Thursday, April 14, 2011

Facing My Fears

Today I did something I’ve been scared of all year. Now you might think I’m crazy or delusional when you hear what my fear is, but I can proudly say, I’ve conquered it.
            I am afraid to interview random people for anything I’m writing. I think it is scary to approach someone unknown to ask them a seemingly irrelevant question.
            And the crazy part…my major is journalism. I should have expected to have to do this at some point. I knew it was coming. So the question is why did I pick a career path where I knew I could not avoid that. The answer: I have no idea.
            In high school it was easy to interview random people because I knew everyone in my tiny school, and no one thought it strange when you asked them questions for the school newspaper.
            As an introvert, I find it difficult to easily make conversation with someone. I also fear bad attitudes from people who I approach. Earlier this year, when I would get stories that required random interviews, the people I talked to were unreceptive and gave terrible quotes.
            So when my last assignment for journalism was assigned, I panicked. The paper is to be a reaction piece with ten “person-on-the-street” interviews.

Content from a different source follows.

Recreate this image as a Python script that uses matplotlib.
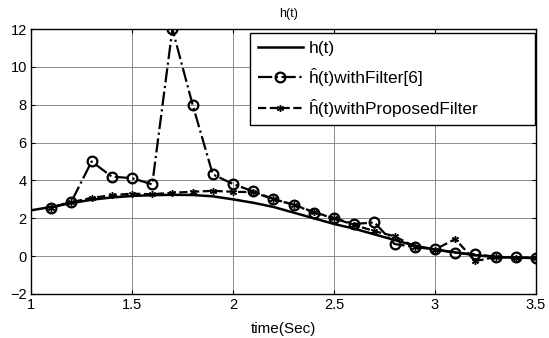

            What I found was not as scary as I thought it would be. I made sure to approach with a smile, a friendly greeting and the understanding that the interview wouldn’t take long. I got great responses from willing people.

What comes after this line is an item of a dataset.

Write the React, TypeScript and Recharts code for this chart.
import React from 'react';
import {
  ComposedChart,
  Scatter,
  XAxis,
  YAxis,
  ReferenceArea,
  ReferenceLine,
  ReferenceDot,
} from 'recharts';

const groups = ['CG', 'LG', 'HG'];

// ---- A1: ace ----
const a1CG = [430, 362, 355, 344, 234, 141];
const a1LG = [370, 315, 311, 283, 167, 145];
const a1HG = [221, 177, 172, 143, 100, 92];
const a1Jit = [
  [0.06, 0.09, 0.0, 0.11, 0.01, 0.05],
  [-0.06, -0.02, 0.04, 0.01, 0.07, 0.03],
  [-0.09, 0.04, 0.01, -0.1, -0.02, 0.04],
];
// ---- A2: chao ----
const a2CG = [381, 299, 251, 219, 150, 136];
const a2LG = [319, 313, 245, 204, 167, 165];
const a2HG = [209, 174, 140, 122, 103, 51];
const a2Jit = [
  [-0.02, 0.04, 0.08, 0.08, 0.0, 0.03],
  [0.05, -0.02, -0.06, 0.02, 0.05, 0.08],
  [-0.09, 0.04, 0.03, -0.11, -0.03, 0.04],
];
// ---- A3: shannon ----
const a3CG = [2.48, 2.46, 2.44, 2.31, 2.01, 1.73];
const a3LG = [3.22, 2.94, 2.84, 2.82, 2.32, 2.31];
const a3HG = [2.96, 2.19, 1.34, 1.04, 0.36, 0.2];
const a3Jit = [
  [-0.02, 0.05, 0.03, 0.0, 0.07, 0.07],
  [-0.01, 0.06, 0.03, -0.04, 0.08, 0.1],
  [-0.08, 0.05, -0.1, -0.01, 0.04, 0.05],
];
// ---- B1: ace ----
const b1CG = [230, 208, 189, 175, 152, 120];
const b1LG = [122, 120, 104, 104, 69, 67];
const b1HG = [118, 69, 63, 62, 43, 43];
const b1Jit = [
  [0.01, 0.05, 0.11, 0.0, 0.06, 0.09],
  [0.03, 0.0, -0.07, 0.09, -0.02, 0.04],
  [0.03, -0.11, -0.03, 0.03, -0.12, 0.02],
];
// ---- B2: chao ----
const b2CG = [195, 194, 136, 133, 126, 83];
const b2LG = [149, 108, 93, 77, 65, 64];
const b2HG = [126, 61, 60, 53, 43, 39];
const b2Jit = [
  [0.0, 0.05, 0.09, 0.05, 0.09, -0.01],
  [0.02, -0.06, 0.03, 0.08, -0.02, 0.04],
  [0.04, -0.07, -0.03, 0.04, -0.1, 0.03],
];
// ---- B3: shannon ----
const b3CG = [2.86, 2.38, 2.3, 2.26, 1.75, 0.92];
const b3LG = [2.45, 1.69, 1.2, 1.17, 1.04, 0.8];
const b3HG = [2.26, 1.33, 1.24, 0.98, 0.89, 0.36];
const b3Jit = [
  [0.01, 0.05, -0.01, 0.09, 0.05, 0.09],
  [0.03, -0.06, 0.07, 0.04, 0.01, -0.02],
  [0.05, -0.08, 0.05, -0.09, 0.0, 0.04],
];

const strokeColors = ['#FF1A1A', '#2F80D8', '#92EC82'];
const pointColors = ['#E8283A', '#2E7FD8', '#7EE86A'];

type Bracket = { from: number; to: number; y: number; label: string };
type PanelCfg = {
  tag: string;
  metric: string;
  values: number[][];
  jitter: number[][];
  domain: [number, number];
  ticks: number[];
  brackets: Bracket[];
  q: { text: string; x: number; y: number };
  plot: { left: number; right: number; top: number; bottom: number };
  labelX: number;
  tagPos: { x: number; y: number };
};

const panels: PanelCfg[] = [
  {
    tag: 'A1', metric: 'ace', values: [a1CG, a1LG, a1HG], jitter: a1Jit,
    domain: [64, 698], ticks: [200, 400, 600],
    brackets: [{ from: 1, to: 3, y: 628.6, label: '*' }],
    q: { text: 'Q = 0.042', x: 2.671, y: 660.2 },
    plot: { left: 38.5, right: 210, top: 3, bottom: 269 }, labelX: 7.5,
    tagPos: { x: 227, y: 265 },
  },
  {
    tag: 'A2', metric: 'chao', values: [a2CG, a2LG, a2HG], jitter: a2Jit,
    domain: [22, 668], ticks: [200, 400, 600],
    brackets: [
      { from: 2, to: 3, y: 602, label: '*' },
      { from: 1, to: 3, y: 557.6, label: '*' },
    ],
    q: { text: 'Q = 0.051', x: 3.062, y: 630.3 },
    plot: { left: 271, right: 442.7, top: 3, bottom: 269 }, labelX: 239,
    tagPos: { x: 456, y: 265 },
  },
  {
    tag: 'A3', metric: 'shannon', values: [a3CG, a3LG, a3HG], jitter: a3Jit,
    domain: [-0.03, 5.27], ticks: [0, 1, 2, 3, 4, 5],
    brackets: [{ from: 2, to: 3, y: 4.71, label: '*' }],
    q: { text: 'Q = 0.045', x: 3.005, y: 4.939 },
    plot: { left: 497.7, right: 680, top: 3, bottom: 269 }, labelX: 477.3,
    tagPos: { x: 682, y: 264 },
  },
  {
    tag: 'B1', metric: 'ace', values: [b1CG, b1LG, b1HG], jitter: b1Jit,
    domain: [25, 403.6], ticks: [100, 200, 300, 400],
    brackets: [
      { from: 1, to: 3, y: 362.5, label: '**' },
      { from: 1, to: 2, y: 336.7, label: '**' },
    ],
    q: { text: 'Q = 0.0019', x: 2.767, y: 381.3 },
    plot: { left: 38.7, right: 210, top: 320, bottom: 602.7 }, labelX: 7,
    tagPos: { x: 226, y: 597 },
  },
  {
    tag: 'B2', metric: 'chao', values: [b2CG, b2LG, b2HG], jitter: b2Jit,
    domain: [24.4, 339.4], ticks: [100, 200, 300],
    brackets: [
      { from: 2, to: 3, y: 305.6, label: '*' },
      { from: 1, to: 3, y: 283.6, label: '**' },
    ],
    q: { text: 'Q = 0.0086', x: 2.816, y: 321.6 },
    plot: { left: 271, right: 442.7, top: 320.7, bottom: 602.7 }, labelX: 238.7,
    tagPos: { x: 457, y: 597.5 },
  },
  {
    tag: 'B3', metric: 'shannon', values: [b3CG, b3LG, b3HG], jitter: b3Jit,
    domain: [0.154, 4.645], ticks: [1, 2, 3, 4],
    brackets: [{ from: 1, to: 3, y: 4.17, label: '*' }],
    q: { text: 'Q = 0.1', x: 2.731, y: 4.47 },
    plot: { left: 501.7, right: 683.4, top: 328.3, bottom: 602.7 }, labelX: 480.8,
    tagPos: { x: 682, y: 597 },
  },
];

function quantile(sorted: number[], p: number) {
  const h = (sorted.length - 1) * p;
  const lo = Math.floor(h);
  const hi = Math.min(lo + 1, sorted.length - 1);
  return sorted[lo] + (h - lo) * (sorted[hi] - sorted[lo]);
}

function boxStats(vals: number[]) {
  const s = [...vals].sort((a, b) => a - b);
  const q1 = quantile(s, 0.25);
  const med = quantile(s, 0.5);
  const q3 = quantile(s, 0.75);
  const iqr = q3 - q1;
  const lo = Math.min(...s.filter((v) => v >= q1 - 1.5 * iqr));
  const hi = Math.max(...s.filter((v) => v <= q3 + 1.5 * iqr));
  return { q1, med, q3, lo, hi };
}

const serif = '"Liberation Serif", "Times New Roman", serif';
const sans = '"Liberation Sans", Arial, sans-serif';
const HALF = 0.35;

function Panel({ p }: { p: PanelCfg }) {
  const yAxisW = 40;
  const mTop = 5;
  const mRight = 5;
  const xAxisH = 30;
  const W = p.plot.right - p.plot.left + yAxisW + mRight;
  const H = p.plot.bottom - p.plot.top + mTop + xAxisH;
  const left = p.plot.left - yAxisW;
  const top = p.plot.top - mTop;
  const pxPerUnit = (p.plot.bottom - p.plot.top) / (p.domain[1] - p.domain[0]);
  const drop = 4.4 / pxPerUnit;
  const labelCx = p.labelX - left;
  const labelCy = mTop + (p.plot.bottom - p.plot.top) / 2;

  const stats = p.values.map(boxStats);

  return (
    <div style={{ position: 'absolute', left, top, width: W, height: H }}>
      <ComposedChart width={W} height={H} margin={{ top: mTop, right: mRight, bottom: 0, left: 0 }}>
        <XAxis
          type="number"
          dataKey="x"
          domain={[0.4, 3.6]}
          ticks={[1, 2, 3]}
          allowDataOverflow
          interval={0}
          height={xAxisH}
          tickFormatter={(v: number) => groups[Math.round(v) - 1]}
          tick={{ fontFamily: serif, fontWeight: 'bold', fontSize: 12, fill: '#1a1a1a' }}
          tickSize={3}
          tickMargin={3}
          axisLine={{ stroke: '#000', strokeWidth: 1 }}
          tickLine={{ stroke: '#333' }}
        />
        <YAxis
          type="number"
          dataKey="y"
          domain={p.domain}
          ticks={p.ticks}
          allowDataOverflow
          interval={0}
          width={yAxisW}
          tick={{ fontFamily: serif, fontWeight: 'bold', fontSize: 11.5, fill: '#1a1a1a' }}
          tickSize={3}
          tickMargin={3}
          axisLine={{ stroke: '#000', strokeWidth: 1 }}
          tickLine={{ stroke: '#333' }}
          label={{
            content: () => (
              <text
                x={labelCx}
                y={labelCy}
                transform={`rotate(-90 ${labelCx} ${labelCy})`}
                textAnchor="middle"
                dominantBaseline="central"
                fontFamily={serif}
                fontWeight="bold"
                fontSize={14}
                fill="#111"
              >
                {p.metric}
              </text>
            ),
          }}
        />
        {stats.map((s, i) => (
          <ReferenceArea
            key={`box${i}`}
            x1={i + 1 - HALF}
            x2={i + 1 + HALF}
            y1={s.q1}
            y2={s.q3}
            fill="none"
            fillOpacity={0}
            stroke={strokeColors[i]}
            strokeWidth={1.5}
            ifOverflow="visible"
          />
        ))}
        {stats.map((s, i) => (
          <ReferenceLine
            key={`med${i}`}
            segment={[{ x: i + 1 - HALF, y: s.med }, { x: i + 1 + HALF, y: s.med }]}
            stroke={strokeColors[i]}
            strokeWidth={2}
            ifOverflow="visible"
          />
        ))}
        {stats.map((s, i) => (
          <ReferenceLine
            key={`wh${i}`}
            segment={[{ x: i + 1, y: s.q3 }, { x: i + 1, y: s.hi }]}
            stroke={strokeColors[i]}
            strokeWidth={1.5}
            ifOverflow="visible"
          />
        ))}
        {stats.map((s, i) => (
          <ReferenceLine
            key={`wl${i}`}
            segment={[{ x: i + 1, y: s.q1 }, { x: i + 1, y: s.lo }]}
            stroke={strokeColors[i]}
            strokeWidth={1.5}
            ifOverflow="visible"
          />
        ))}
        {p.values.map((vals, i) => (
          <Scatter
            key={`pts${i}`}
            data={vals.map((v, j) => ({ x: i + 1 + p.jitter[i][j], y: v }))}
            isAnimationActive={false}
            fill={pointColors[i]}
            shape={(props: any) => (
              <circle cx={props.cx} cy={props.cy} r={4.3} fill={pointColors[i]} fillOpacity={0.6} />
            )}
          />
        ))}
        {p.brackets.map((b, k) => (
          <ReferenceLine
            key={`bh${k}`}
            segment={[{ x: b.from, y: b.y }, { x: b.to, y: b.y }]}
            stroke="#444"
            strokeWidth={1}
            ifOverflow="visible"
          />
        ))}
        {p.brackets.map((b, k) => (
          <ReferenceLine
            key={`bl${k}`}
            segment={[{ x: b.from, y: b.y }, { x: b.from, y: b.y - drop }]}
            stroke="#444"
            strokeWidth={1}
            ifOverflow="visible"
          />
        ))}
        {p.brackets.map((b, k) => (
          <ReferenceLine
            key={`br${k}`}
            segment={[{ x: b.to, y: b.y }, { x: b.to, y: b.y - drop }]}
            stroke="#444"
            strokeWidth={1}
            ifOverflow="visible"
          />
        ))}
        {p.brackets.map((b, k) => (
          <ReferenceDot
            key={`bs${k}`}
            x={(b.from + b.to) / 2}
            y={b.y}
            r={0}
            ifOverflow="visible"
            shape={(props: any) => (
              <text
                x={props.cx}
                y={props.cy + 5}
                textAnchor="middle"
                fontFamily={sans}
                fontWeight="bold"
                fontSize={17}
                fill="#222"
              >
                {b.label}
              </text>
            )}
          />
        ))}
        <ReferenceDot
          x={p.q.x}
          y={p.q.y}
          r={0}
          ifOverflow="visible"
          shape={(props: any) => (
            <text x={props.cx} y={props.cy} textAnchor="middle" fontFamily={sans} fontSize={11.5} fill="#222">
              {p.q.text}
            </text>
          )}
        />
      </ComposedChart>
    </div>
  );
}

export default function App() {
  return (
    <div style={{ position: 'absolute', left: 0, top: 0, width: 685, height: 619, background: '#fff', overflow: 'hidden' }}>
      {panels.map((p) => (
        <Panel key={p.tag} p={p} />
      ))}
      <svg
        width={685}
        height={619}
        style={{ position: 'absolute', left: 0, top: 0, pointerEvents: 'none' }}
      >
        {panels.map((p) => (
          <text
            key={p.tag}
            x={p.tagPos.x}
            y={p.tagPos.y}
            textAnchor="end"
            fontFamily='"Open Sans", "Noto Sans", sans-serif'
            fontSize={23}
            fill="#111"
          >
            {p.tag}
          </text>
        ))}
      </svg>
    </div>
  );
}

            Am I still afraid of random interviews? Absolutely, but at least now I know they aren’t terribly scary. I faced my fears, challenged myself and came out unscathed and that much prouder of myself.
            My freshman year of college is quickly coming to a close. With one weekend left in the city, three days of classes left and two weeks until I go home, I am looking back at everything that has happened this year.
            In the next three weeks, I will be writing a three part series focusing on the different aspects of my year. So coming soon will be the first part examining my academic year.
            I’m learning so much this year, and facing my fears is just one thing I can say I accomplished with pride.